2. Dass Putin sich auf seinen Assistenten Lukaschenko verlassen musste, um die Krise zu entschärfen, hat etwas Demütigendes, Verheerendes. Ist er nicht mehr selbst in der Lage, sein Haus in Ordnung zu bringen? Lukaschenko ist ein Vasall im Reiche Putins. Wenn die Vasallen dem Zaren beispringen, dann wirkt der Zar schwach, wenn nicht verzweifelt.
Macht ergibt sich auch aus der Perzeption: Wer Macht besitzt, besitzt sie, weil alle andern davon ausgehen, dass man sie besitzt. Lässt man dies auch nur eine Sekunde ausser Acht, reicht das oft, um das Geheimnis der Machtfür immer zu lüften. Als ob ein kleines Mädchen auf Putin gezeigt und gerufen hätte: «Der Kaiser ist nackt!»
Zur Stunde scheint es unwahrscheinlich, dass Putin sich von dieser Entlarvung rasch erholt, wenn überhaupt, zumal er den Aufstand nicht niedergeschlagen und die Verantwortlichen nach Sibirien verbannt oder hingerichtet hat, wie das in Russland immer üblich war. Er ist Sieger, aber ein halbbatziger.

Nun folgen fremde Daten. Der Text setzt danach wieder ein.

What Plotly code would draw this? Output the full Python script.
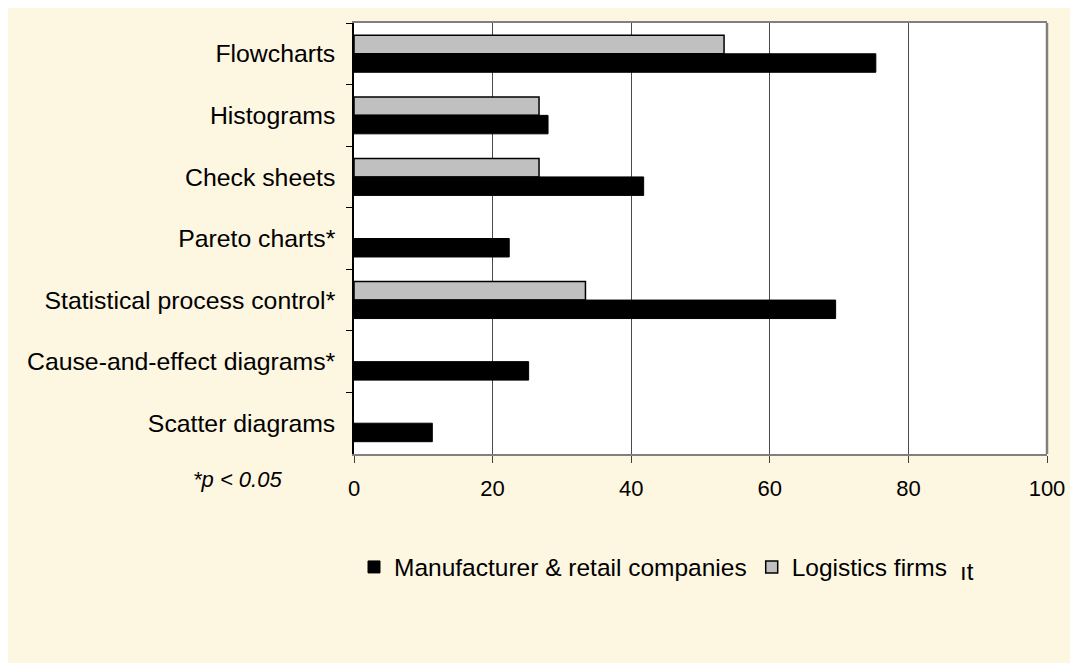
import plotly.graph_objects as go

categories = ["Flowcharts", "Histograms", "Check sheets", "Pareto charts*",
              "Statistical process control*", "Cause-and-effect diagrams*", "Scatter diagrams"]
manufacturer = [75.3, 28.0, 41.8, 22.4, 69.5, 25.2, 11.3]
logistics = [53.4, 26.7, 26.7, None, 33.4, None, None]
x_ticks = [0, 20, 40, 60, 80, 100]

FONT = "Liberation Sans, Arial, sans-serif"
CREAM = "#FDF6E0"

fig = go.Figure()
fig.add_trace(go.Bar(
    y=categories, x=logistics, orientation="h", name="Logistics firms",
    marker=dict(color="#C0C0C0", line=dict(color="#000000", width=1.5)),
    legendrank=2,
))
fig.add_trace(go.Bar(
    y=categories, x=manufacturer, orientation="h", name="Manufacturer & retail companies",
    marker=dict(color="#000000", line=dict(color="#000000", width=1)),
    legendrank=1,
))

# page is offset by the 8px body margin
OFF = 8
W, H = 1078, 663
L, R, T, B = 354 - OFF, 1047 - OFF, 23 - OFF, 454 - OFF
pw, ph = R - L, B - T

def px(xp):
    return (xp - OFF - L) / pw

def py(yp):
    return (B - (yp - OFF)) / ph

fig.update_layout(
    width=W, height=H,
    margin=dict(l=L, r=W - R, t=T, b=H - B),
    paper_bgcolor=CREAM, plot_bgcolor="#FFFFFF",
    barmode="group", bargap=0.4, bargroupgap=0,
    font=dict(family=FONT, color="#000000", size=24),
    showlegend=True,
    legend=dict(orientation="h", x=px(354), xanchor="left", y=py(567), yanchor="middle",
                font=dict(size=24.5, family=FONT), bgcolor="rgba(0,0,0,0)",
                itemwidth=30, traceorder="normal"),
    xaxis=dict(range=[0, 100], tickvals=x_ticks, ticktext=[str(v) for v in x_ticks],
               showgrid=True, gridcolor="#4a4a4a", gridwidth=1,
               showline=True, linecolor="#808080", linewidth=2, mirror=True,
               ticks="outside", ticklen=7, tickcolor="#404040", tickwidth=1,
               tickfont=dict(size=22, family=FONT), ticklabelstandoff=7,
               zeroline=False, fixedrange=True),
    yaxis=dict(autorange="reversed", type="category", tickson="boundaries",
               showgrid=False, showline=True, linecolor="#000000", linewidth=1.5,
               ticks="outside", ticklen=6, tickcolor="#000000", tickwidth=1,
               tickfont=dict(size=24.8, family=FONT), ticklabelstandoff=12,
               fixedrange=True),
    shapes=[
        dict(type="line", xref="paper", yref="paper", x0=1, x1=1, y0=0, y1=1,
             line=dict(color="#808080", width=2.5), layer="above"),
    ],
    annotations=[
        dict(text="*p < 0.05", xref="paper", yref="paper", x=px(284), y=py(479),
             xanchor="right", yanchor="middle", showarrow=False,
             font=dict(size=22, family=FONT, style="italic")),
        dict(text="\u0131t", xref="paper", yref="paper", x=px(967), y=py(571),
             xanchor="center", yanchor="middle", showarrow=False,
             font=dict(size=24, family=FONT)),
    ],
)

fig.write_html("out.html")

Stalin, sein Vorbild, hätte längst Massenverhaftungen angeordnet.
3. Glaubt man westlichen Geheimdiensten, wussten Putins Sicherheitsleute schon Wochen zuvor, dass Prigoschin eine Rebellion plante, dennoch griff Putin nicht ein – aus Angst, so die Vermutung, damit die nationalistischen Hardliner in Russland vor den Kopf zu stossen, bei denen sich Prigoschin, ein militärischer Metzgermeister, ungebrochener Popularität erfreute.
Trifft das zu, ist Putin eine Fehlbeurteilung unterlaufen, die seinen Ruf als Machttechniker schwer beeinträchtigen dürfte. Eine Meuterei spricht nie für den Kapitän – selbst, wenn er es fertigbringt, dass die Meuterer das Schiff im Rettungsboot verlassen.
Als sich Putin am Samstag an sein Volk wandte, verglich er Prigoschins Aufstand mit dem Jahr 1917, also den Ereignissen vor der Russischen Revolution – wobei er sich offensichtlich mit dem Zaren identifizierte. Allein dieser Vergleich muss den Russen merkwürdig vorgekommen sein.
Denn 1917 verlor der Zar – und dankte bald ab.